Let your childcare provider know you appreciate his or her efforts. Just as you'd tell an employee what a good job he or she did on a project, you should also compliment your childcare provider. Positive reinforcement will lend itself to a better parent-provider relationship, and will make the provider more receptive, if you ever have any problems or concerns.

Make sure your child has all the supplies he or she needs at daycare. Keep extra clothes in your child's cubby in case of spills or bathroom accidents. If your child comes home wearing spare clothing, make sure you bring a fresh set the next day. Periodically check your child's cubby to make sure they still have all of their necessary items needed at daycare. As the weather changes throughout the year, so do your child's items needed at daycare. By ensuring all of your child's necessary belongings remain with him or her at daycare, you are doing your part to help your child's provider and your child's day run more smoothly. This way, your child can be cared for in the best possible way.

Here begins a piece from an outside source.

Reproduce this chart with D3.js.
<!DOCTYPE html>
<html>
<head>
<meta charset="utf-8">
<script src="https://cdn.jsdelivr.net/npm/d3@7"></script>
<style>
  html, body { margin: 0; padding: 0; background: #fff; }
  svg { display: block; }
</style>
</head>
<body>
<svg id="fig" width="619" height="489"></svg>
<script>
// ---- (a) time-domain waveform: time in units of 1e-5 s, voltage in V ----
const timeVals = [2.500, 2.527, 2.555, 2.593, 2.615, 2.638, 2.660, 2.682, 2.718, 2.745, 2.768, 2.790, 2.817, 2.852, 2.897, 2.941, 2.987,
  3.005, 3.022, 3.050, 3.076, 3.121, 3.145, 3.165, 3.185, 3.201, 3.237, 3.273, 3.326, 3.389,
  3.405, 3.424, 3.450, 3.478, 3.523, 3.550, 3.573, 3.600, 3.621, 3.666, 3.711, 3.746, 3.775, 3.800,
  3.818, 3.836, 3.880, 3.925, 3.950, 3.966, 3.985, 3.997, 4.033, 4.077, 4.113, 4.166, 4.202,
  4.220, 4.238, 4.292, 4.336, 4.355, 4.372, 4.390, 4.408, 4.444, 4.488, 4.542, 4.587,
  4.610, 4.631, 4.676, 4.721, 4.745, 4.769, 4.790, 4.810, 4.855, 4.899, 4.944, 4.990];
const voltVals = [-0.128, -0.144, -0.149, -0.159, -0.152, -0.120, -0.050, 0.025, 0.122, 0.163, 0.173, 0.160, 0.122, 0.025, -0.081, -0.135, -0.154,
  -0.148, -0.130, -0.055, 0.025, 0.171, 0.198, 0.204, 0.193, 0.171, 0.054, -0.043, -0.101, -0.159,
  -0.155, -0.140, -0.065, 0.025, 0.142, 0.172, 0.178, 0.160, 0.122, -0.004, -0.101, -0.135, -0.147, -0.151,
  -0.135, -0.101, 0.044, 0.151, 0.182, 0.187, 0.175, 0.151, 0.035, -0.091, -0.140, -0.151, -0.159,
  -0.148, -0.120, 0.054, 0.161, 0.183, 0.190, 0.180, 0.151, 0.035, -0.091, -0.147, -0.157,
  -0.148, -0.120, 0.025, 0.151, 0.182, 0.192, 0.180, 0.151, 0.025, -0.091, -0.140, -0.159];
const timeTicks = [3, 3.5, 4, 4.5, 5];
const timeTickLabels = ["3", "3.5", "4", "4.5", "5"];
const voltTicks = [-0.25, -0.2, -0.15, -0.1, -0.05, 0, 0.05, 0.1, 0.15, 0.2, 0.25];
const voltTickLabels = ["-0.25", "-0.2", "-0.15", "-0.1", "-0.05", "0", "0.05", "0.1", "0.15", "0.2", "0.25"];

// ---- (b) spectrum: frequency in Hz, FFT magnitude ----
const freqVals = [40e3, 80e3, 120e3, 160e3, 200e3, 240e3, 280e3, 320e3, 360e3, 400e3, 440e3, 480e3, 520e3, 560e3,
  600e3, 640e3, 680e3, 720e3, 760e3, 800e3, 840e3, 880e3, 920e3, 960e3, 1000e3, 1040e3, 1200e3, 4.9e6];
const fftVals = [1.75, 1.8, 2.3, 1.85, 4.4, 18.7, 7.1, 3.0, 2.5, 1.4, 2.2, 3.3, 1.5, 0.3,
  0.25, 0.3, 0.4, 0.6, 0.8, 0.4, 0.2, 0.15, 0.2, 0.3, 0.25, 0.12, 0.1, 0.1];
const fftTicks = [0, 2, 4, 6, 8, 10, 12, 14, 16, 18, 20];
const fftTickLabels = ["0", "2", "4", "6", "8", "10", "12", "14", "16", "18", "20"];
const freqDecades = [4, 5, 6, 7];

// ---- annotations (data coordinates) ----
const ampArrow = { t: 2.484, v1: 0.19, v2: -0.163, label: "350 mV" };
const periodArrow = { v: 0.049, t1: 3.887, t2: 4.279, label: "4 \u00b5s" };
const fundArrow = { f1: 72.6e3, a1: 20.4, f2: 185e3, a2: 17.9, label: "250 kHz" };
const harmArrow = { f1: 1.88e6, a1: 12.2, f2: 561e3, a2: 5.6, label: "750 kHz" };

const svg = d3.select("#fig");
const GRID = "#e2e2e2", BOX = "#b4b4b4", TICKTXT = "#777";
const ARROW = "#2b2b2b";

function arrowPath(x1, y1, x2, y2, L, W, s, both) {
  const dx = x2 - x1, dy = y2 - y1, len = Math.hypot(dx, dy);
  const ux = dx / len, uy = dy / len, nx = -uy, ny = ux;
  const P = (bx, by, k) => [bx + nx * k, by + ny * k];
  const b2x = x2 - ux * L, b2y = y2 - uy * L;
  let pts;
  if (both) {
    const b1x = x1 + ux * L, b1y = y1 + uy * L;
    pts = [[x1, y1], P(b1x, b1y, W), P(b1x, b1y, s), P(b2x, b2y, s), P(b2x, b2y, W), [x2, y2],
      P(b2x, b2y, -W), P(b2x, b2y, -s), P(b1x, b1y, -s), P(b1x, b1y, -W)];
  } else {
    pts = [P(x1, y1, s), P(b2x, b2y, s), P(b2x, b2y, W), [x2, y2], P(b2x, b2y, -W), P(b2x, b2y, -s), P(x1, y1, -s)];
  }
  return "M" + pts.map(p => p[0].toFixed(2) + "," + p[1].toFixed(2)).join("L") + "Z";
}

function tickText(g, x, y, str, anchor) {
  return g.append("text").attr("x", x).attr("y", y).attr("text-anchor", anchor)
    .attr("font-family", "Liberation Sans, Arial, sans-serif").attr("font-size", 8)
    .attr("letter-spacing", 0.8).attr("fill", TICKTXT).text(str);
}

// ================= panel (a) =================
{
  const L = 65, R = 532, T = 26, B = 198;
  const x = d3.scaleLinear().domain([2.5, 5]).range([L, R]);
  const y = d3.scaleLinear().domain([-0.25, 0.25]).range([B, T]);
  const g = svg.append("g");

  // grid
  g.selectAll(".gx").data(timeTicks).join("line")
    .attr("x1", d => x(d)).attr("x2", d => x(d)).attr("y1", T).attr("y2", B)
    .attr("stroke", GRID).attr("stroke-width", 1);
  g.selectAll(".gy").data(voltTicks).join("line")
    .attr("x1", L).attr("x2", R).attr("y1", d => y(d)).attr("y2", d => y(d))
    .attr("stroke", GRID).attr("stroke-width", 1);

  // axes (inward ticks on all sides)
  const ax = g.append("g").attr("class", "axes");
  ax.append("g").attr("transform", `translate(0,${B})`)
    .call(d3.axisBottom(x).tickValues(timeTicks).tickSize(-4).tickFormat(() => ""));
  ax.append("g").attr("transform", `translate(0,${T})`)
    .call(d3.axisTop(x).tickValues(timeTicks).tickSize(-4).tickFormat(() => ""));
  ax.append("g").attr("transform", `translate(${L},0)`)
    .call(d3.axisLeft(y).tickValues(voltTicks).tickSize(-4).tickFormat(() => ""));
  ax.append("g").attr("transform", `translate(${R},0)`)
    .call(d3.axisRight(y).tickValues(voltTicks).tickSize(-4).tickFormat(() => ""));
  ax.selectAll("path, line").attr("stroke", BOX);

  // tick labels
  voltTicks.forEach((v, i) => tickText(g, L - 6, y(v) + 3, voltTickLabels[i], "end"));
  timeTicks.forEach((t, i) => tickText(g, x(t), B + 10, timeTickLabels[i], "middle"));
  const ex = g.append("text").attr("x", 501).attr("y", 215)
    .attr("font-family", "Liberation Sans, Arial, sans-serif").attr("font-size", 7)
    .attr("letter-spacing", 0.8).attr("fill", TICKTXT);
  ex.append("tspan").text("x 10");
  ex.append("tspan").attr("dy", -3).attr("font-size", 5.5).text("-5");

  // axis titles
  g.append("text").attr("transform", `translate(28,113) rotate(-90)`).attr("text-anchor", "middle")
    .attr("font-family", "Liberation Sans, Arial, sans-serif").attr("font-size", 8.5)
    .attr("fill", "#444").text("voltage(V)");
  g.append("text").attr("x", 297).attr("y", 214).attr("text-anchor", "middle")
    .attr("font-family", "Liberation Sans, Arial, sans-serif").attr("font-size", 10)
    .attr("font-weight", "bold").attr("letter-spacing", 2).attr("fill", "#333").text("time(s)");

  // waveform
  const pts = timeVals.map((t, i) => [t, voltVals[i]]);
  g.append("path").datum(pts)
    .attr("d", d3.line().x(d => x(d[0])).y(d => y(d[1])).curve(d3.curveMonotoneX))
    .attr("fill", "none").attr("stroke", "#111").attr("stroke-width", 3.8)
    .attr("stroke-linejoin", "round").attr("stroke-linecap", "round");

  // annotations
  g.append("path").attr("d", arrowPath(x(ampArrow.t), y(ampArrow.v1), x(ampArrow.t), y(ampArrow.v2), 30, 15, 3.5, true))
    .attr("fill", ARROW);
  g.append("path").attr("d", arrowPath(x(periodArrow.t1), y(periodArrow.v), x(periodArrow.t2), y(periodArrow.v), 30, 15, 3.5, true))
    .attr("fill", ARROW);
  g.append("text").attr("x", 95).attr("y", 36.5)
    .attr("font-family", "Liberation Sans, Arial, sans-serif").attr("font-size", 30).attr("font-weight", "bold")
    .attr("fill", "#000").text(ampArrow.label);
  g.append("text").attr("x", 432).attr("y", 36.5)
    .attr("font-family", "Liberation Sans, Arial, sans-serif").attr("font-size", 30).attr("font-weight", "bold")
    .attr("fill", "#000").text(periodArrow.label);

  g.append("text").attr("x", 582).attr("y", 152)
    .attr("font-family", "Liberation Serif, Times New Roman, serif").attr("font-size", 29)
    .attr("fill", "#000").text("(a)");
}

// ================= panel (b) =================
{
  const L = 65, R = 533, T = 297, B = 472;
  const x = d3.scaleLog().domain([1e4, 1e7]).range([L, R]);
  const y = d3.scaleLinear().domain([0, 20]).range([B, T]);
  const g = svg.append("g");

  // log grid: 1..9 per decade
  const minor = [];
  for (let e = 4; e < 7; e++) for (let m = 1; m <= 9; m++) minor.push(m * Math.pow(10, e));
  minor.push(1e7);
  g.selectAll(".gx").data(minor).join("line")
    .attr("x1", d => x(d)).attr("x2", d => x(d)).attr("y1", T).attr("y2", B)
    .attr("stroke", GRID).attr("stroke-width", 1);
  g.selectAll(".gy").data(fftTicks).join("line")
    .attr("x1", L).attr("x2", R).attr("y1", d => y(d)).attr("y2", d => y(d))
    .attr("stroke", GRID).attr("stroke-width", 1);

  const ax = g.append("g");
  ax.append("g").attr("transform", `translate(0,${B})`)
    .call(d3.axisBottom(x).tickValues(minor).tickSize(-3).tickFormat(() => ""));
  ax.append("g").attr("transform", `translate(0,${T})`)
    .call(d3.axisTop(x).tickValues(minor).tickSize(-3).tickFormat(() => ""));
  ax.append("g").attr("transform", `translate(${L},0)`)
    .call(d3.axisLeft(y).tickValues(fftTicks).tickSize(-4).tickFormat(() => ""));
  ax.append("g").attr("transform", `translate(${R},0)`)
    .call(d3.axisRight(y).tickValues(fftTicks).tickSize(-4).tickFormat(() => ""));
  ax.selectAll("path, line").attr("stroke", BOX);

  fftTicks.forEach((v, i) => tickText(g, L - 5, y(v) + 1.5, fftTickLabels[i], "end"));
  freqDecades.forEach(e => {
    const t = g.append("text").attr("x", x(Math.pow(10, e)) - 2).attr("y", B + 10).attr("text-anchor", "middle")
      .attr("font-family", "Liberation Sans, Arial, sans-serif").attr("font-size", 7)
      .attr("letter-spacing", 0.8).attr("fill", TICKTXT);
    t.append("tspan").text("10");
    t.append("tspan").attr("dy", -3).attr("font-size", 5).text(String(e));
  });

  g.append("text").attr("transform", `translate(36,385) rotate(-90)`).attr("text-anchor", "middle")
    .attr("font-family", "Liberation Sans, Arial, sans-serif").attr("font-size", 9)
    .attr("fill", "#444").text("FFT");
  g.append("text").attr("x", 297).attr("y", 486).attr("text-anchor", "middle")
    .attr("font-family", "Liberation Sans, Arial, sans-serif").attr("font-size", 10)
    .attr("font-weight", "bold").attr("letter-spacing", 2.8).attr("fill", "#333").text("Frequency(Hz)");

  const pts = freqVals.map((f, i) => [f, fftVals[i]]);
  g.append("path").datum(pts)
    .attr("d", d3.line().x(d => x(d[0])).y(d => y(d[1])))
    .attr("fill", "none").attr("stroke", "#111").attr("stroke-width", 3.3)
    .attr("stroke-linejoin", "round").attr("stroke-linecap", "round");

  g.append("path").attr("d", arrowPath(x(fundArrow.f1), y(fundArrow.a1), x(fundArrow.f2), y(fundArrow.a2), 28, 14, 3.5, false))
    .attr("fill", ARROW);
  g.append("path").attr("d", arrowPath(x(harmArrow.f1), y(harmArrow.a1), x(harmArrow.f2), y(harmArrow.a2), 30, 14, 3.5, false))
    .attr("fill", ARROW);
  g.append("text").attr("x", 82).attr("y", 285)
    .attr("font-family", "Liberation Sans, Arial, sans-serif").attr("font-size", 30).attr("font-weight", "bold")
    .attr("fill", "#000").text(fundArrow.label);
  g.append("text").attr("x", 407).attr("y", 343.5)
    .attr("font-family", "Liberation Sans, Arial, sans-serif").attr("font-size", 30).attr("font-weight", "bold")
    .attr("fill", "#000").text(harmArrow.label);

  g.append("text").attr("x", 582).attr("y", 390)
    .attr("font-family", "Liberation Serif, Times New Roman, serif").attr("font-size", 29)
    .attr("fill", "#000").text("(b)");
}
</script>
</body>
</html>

Pick up your child on time. Emergencies do happen, so have a backup plan with someone who can pick up your child if you are unavoidably delayed. Also, call your childcare provider to keep them well informed of any time constraints that you may have. Childcare providers have lives too, and when you're late, you make them late for their own appointments. Your child's provider may have children of their own that they must pick up on time.

For the health and safety of your child and all of the children in the provider's care, do not bring your child to daycare sick. Childcare providers must maintain the best interests and well being of all the children in their care. That goal is compromised if a child is brought to daycare sick. If your child becomes sick while at daycare, be sure to pick him or her up promptly. It is a good idea to have some form of back up care in the event that your child becomes ill.

Report any illnesses to your childcare program. Germs travel fast among children. Your childcare provider needs to know if your child has been exposed to any highly contagious disease such as pinkeye or chicken pox, or a more common ailment such as a cold or flu. State law requires that all childcare programs notify parents of children who have been exposed to certain contagious diseases.

Read all notices and mail you get from the childcare program. When you see a sheet of paper in your child's cubby, don't just toss it in the trash. You may need to keep it for future reference. You might also miss out on valuable information about provider holidays, vacations, future activities, and information concerning your child and his or her day at daycare. We at Building Blocks Home Daycare do our best to keep parents well informed of any and all pertinent information concerning you and your child.

Let providers know if your child needs extra care on a particular day. If your child didn't sleep well the night before, or your husband or wife is away on a business trip and your child is missing him or her, let the provider know. That way, they will be able to give your child the extra TLC that he or she may need.

Let your childcare provider know if your child's routine will change on a given day. If grandma is in town and wants to pick up your child in the afternoon, tell the provider. Childcare programs should not release your child to anyone but you, unless you give permission to do so. If you'll be picking up your child early for a doctor's appointment, let them know that, too. Call if your child will be absent. The provider's entire day is structured around caring for yours and others children (i.e. preparing meals, outings and activities, the need for a substitute or not). If your child or other children are going to be absent for a particular day, it can change many factors directly affecting your provider's daily schedule. Therefore, advance knowledge of these changes can be very helpful for your child's provider.

And of course, pay your childcare fees on time. Be responsible and prompt with payment. Life can be hectic at times, and it can sometimes be easy to forget to pay your child's provider on time. However, keep in mind your childcare provider is counting on those funds to pay their mortgage, power, and water bills to ensure that they have a warm, well lit, and well supplied environment to care for children and do their job in the best possible way.